Pada letusan tahun 2007 itu, danau kawah Gunung
Kelud yang berwarna hijau berubah menjadi kubah lava yang mengalirkan material
berwarna hitam dari dalam perut gunung. Ketinggian kubah ketika itu mencapai
250 meter dengan lebar sekitar 400 meter.
Satu hal lagi, Gunung Kelud ternyata juga mempunyai
“kebiasaan” unik. Entah kebetulan atau tidak, namun Gunung Kelud selalu meletus
pada hari pasaran Wage, yaitu hari keempat dalam kalender Jawa. Lihatlah,
letusan kali ini terjadi pada Kamis (13/2) yang menurut penghitungan masyarakat
Jawa sudah masuk Jumat Wage.
Keunikan lagi, Kelud biasa meletus pada malam hari.
Selain itu, sebelum meletus gunung ini selalu memberi tanda dengan suara
gemuruh, seolah mengingatkan warga sekitar gunung untuk menyelamatkan diri.
Warga setempat juga sudah hapal jika Gunung Kelud akan meletus biasanya ada dua
sorot sinar terang masuk ke kawah. Selain itu akan terlihat pula banyak burung
gagak berterbangan di pedesaan.
Lebih unik lagi, angka tahun meletusnya Gunung Kelud
ini juga menarik karena selalu mengiringi peristiwa besar yang akan, sedang,
dan telah terjadi di Tanah Jawa (Indonesia). Letusan besar pada tahun 1951
misalnya, menandai peristiwa pemberontakan Madiun.

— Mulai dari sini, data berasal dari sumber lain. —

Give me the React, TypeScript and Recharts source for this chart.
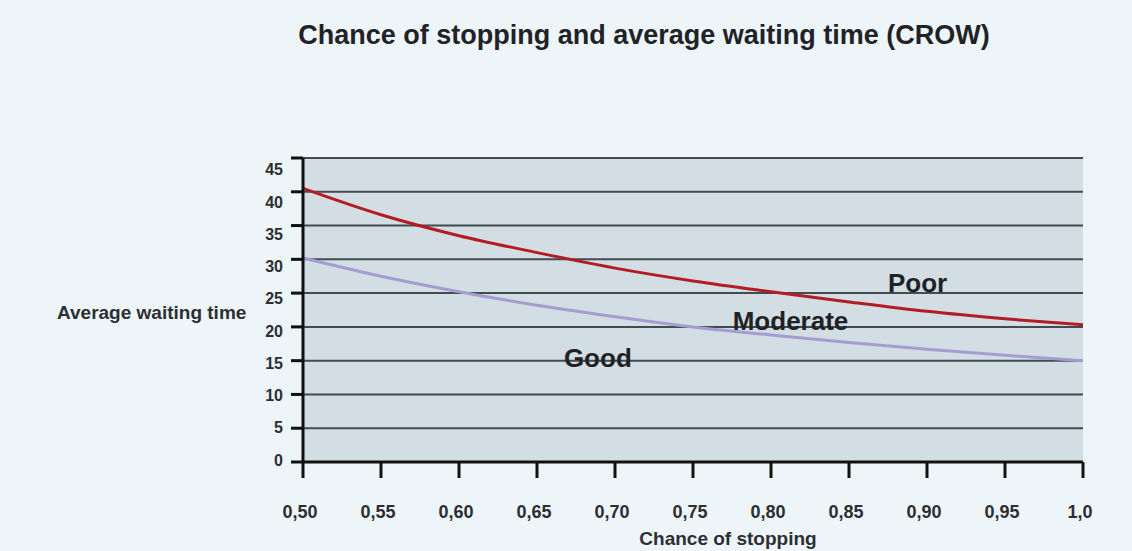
import {
  LineChart, Line, XAxis, YAxis, CartesianGrid, ReferenceDot,
} from 'recharts';

const chances = [0.5, 0.55, 0.6, 0.65, 0.7, 0.75, 0.8, 0.85, 0.9, 0.95, 1.0];
const poorLimit = [40.5, 36.6, 33.5, 31.0, 28.7, 26.8, 25.2, 23.7, 22.3, 21.2, 20.3];
const moderateLimit = [30.2, 27.5, 25.2, 23.2, 21.5, 20.0, 18.8, 17.7, 16.7, 15.8, 15.0];
const xTicks = [0.5, 0.55, 0.6, 0.65, 0.7, 0.75, 0.8, 0.85, 0.9, 0.95, 1.0];
const yTicks = [0, 5, 10, 15, 20, 25, 30, 35, 40, 45];
const zones = [
  { name: 'Poor', x: 0.894, y: 26.6 },
  { name: 'Moderate', x: 0.8125, y: 20.9 },
  { name: 'Good', x: 0.689, y: 15.5 },
];

const data = chances.map((c, i) => ({ chance: c, poor: poorLimit[i], moderate: moderateLimit[i] }));

const FONT = '"Liberation Sans", Arial, sans-serif';
const TEXT = '#2b2f33';

const fmtX = (v: number) => (v === 1 ? '1,0' : v.toFixed(2).replace('.', ','));

function XTick({ x, y, payload }: { x?: number; y?: number; payload?: { value: number } }) {
  return (
    <text x={(x ?? 0) - 3} y={(y ?? 0) + 38} textAnchor="middle" fontSize={18} fontWeight={700}
      fill={TEXT} fontFamily={FONT}>
      {fmtX(payload?.value ?? 0)}
    </text>
  );
}

function YTick({ x, y, payload }: { x?: number; y?: number; payload?: { value: number } }) {
  const v = payload?.value ?? 0;
  // the printed labels sit a little lower than their gridlines, more so towards the top
  const drift = -2 + v * 0.31;
  return (
    <text x={(x ?? 0) - 6} y={(y ?? 0) + drift} dominantBaseline="central" textAnchor="end"
      fontSize={16} fontWeight={700} fill={TEXT} fontFamily={FONT}>
      {v}
    </text>
  );
}

export default function App() {
  return (
    <div style={{
      position: 'absolute', left: 0, top: 0, width: 1132, height: 551,
      background: '#eef5f8', fontFamily: FONT, overflow: 'hidden',
    }}>
      <div style={{
        position: 'absolute', left: 644, top: 22, transform: 'translateX(-50%)', whiteSpace: 'nowrap',
        fontSize: 27, lineHeight: '27px', fontWeight: 700, color: '#1f2226',
      }}>
        Chance of stopping and average waiting time (CROW)
      </div>
      <div style={{
        position: 'absolute', left: 57, top: 303, whiteSpace: 'nowrap',
        fontSize: 19, lineHeight: '19px', fontWeight: 700, color: TEXT,
      }}>
        Average waiting time
      </div>
      <div style={{
        position: 'absolute', left: 728, top: 529, transform: 'translateX(-50%)', whiteSpace: 'nowrap',
        fontSize: 19, lineHeight: '19px', fontWeight: 700, color: TEXT,
      }}>
        Chance of stopping
      </div>
      <div style={{ position: 'absolute', left: 0, top: 0 }}>
        <LineChart width={1132} height={551} data={data}
          margin={{ top: 158, right: 49, left: 243, bottom: 0 }}>
          <CartesianGrid vertical={false} fill="#d2dee3" stroke="#414b50" strokeWidth={2} />
          <XAxis
            dataKey="chance"
            type="number"
            domain={[0.5, 1]}
            ticks={xTicks}
            tick={<XTick />}
            tickSize={16}
            tickLine={{ stroke: '#111', strokeWidth: 3 }}
            axisLine={{ stroke: '#111', strokeWidth: 3 }}
            height={89}
          />
          <YAxis
            type="number"
            domain={[0, 45]}
            ticks={yTicks}
            tick={<YTick />}
            tickSize={12}
            tickLine={{ stroke: '#111', strokeWidth: 3 }}
            axisLine={{ stroke: '#111', strokeWidth: 3 }}
            width={60}
          />
          <Line type="monotone" dataKey="moderate" stroke="#a59cd1" strokeWidth={3}
            dot={false} isAnimationActive={false} />
          <Line type="monotone" dataKey="poor" stroke="#b31c24" strokeWidth={3}
            dot={false} isAnimationActive={false} />
          {zones.map((z) => (
            <ReferenceDot key={z.name} x={z.x} y={z.y} r={0} stroke="none"
              label={{ value: z.name, position: 'center',
                style: { fontSize: 26, fontWeight: 700, fill: '#1f2226', fontFamily: FONT } }} />
          ))}
        </LineChart>
      </div>
    </div>
  );
}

Lalu erupsi tahun 1966 seperti menandai terjadinya
G30S/ PKI. Nama Gunung Kelud
berasal dari Jarwodhosok, yakni dari kata “ke” (kebak) dan “lud” (ludira).
Artinya, jika gunung ini murka akan bisa merenggut banyak korban. Banyak warga
setempat yang percaya bahwa kawah Gunung Kelud dijaga sepasang buaya putih. (Dari berbagai sumber).